I think you need to go back to the drawing board and come up with a business plan that does not contain the phase "someone programs it for free" and "lots of people somehow buy it".
Include in this business plan how you are going to communicate effectively about the project (including the use of Non Disclosure Agreements) while protecting your inellectual property.
Include a specific and time-based marketing plan including who is going to do the marketing, to whom, how, who are the buyers, where the funding for the advertising, shipping, travel, marketing materials etc, is going to come from, and sales projections: how many units are planned to be sold, by what dates.
You need to estimate all of your expenses, including mundane things like business license, taxes, overheads, phone bills, postage, printing on the advertising material and product packaging, costs for bank and charge card setup and service charges/fees, allowance for bad debts, returns, all of that.
That will tell you how many you have to sell before it starts returning a profit.
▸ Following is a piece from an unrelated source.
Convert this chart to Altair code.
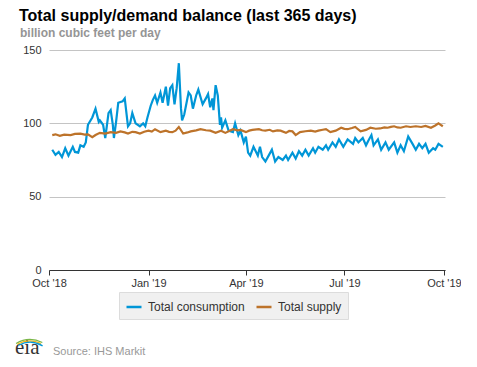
import altair as alt
import pandas as pd

FONT = "Liberation Sans"

# ---- data ----
START = "2018-10-01"
cons_day = [3, 6, 9, 12, 15, 18, 22, 24, 27, 29, 32, 34, 36, 40, 43, 46, 47, 50, 52, 55,
            57, 59, 60, 62, 64, 68, 70, 73, 75, 77, 80, 84, 87, 89, 91, 94, 96, 98, 100, 103,
            105, 108, 110, 112, 114, 116, 118, 120, 122, 123, 125, 129, 131, 133, 136, 138, 142, 145, 147, 149,
            151, 152, 154, 156, 158, 159, 160, 163, 166, 170, 172, 175, 177, 180, 182, 184, 186, 189, 193, 195,
            197, 200, 203, 206, 209, 212, 216, 219, 221, 225, 228, 231, 234, 237, 240, 244, 246, 249, 253, 256,
            258, 262, 265, 268, 272, 276, 281, 283, 286, 290, 293, 295, 298, 300, 304, 307, 311, 314, 319, 322,
            325, 328, 332, 336, 339, 342, 345, 348, 351, 355, 357, 360, 364]
cons_val = [82, 78.5, 80.5, 77, 83, 78, 84, 80.5, 80, 85, 84, 87, 99, 104, 110, 101, 102, 99, 90, 107,
            109, 99, 90, 101, 114, 115, 117, 98, 100, 107, 100, 98, 100, 98, 104, 112, 116, 119, 114, 121,
            114, 125, 112, 124, 126, 113, 124, 141, 110, 102, 106, 121, 119, 110, 119, 123, 113, 117, 120, 111,
            117, 109, 126, 119, 99, 104, 97, 102, 95, 94, 100, 92, 95, 87, 91, 80, 78, 84, 78, 84,
            77, 74, 78, 82, 74, 77, 75, 78, 75, 80, 76, 81, 78, 82, 78, 83, 80, 84, 82, 85,
            82, 87, 84, 89, 84, 89, 86, 90, 87, 90, 85, 88, 92, 85, 89, 82, 87, 82, 87, 80,
            85, 81, 91, 86, 82, 86, 83, 86, 80, 83, 82, 86, 84]

sup_day = [3, 6, 10, 14, 20, 24, 29, 33, 36, 40, 43, 47, 52, 57, 62, 66, 70, 73, 77, 80,
           84, 88, 92, 95, 98, 103, 108, 111, 114, 117, 120, 124, 128, 131, 136, 140, 145, 149, 154, 159,
           163, 167, 170, 174, 177, 182, 185, 188, 194, 197, 200, 204, 207, 211, 214, 219, 222, 225, 228, 232,
           237, 242, 246, 249, 253, 256, 260, 265, 270, 273, 276, 280, 283, 288, 293, 297, 302, 306, 310, 313,
           316, 319, 322, 325, 330, 334, 339, 344, 348, 353, 357, 360, 362, 364]
sup_val = [92, 92.5, 91.5, 92.3, 92, 92.8, 93, 92.3, 92.5, 90.5, 92, 93.5, 93, 94, 93.5, 94.5, 93.8, 93, 94.2, 94,
           93, 94.3, 95, 94.4, 96, 94, 95, 94.2, 94, 95, 97.5, 93, 93.8, 94.5, 95.2, 96, 95.3, 95, 93.5, 95,
           93.5, 95, 96, 95.2, 95.5, 94, 95, 95.5, 96, 95.3, 95, 95.6, 94.5, 95.2, 95, 93.5, 94.8, 94.5, 92, 94,
           94.6, 95, 94.4, 95, 95.6, 96, 94, 95, 97, 96.2, 96, 96.8, 97.5, 94.5, 95.5, 97, 96.3, 96.5, 97.2, 97,
           97.6, 98, 97.2, 97, 98, 97.5, 98, 97.5, 98.2, 97, 98.5, 100, 99, 98]

series = ["Total consumption", "Total supply"]
colors = ["#0096D7", "#BD732A"]
y_ticks = [0, 50, 100, 150]
x_ticks = ["2018-10-01", "2019-01-01", "2019-04-01", "2019-07-01", "2019-10-01"]

start = pd.Timestamp(START)
df = pd.concat([
    pd.DataFrame({"date": [start + pd.Timedelta(days=d) for d in cons_day],
                  "value": cons_val, "series": series[0]}),
    pd.DataFrame({"date": [start + pd.Timedelta(days=d) for d in sup_day],
                  "value": sup_val, "series": series[1]}),
])
df["date"] = df["date"].dt.strftime("%Y-%m-%dT%H:%M:%S")

x_vals = [alt.DateTime(year=int(s[:4]), month=int(s[5:7]), date=int(s[8:10])) for s in x_ticks]

lines = alt.Chart(df).mark_line(strokeWidth=2.2).encode(
    x=alt.X("date:T",
            scale=alt.Scale(domain=[alt.DateTime(year=2018, month=10, date=1),
                                    alt.DateTime(year=2019, month=10, date=2)], nice=False),
            axis=alt.Axis(title=None, values=x_vals, format="%b '%y", grid=False,
                          domainColor="#333333", tickColor="#333333", tickSize=5,
                          labelFlush=False, labelPadding=2, labelFontSize=11,
                          labelColor="#333333", labelFont=FONT)),
    y=alt.Y("value:Q", scale=alt.Scale(domain=[0, 150], nice=False),
            axis=alt.Axis(title=None, values=y_ticks, domain=False, ticks=False,
                          gridColor="#c4c4c4", labelPadding=8, labelFontSize=11,
                          labelColor="#333333", labelFont=FONT)),
    color=alt.Color("series:N", scale=alt.Scale(domain=series, range=colors),
                    legend=alt.Legend(title=None, orient="none", legendX=70, legendY=242,
                                      direction="horizontal", fillColor="#f0f0f0",
                                      strokeColor="#dcdcdc", padding=6,
                                      symbolType="stroke", symbolSize=225,
                                      symbolStrokeWidth=2.5, labelFontSize=12,
                                      labelColor="#333333", labelFont=FONT,
                                      labelOffset=5, columnPadding=6)),
)

one = pd.DataFrame({"k": [0]})

title = alt.Chart(one).mark_text(text="Total supply/demand balance (last 365 days)",
                                 font=FONT, fontSize=16, fontWeight="bold", color="#000000",
                                 align="left", baseline="alphabetic").encode(
    x=alt.value(-30), y=alt.value(-29))
subtitle = alt.Chart(one).mark_text(text="billion cubic feet per day",
                                    font=FONT, fontSize=12, fontWeight="bold", color="#959595",
                                    align="left", baseline="alphabetic").encode(
    x=alt.value(-29), y=alt.value(-13))
source = alt.Chart(one).mark_text(text="Source: IHS Markit", font=FONT, fontSize=11,
                                  color="#999999", align="left", baseline="alphabetic").encode(
    x=alt.value(4), y=alt.value(305))
logo = alt.Chart(one).mark_text(text="eia", font="Liberation Serif", fontSize=21,
                                color="#333333", align="left", baseline="alphabetic").encode(
    x=alt.value(-34), y=alt.value(304))
arc_g = alt.Chart(one).mark_arc(radius=28, radius2=26.8, theta=5.75, theta2=6.75,
                                color="#7ab648").encode(x=alt.value(-19), y=alt.value(317))
arc_y = alt.Chart(one).mark_arc(radius=26.6, radius2=25.4, theta=5.78, theta2=6.72,
                                color="#f2b71b").encode(x=alt.value(-19), y=alt.value(317))
arc_b = alt.Chart(one).mark_arc(radius=25.2, radius2=24.0, theta=5.8, theta2=6.82,
                                color="#0096D7").encode(x=alt.value(-19), y=alt.value(317))

chart = alt.layer(lines, title, subtitle, source, logo, arc_g, arc_y, arc_b).properties(
    width=396, height=220, autosize="none",
    padding={"left": 41, "top": 42, "right": 16, "bottom": 88},
).configure_view(stroke=None)

chart.save("out.html", embed_options={"renderer": "svg", "actions": False})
Then, you have to raise that amount of money before you start. This initial capitalization is what you need to get the project off the ground. Your completed business plan plus your NDA presentation of the idea should be strong enough to get some speculative money from friends or family, and to someone to commit to your project.
If you can't raise $5000 from friends and family on the strength of your idea and business plan, then bin it. In that case you don't have any basis for asking someone to donate a month's worth of programming to you for a product that you will own all the rights to. As it is, your thread title is inaccurate to downright deceptive.
The other thing you could do is say "I've got a great idea for a shareware program, and if someone wants to develop it with me for fun, then if we ever make any money on it, we'll split the proceeds 50:50"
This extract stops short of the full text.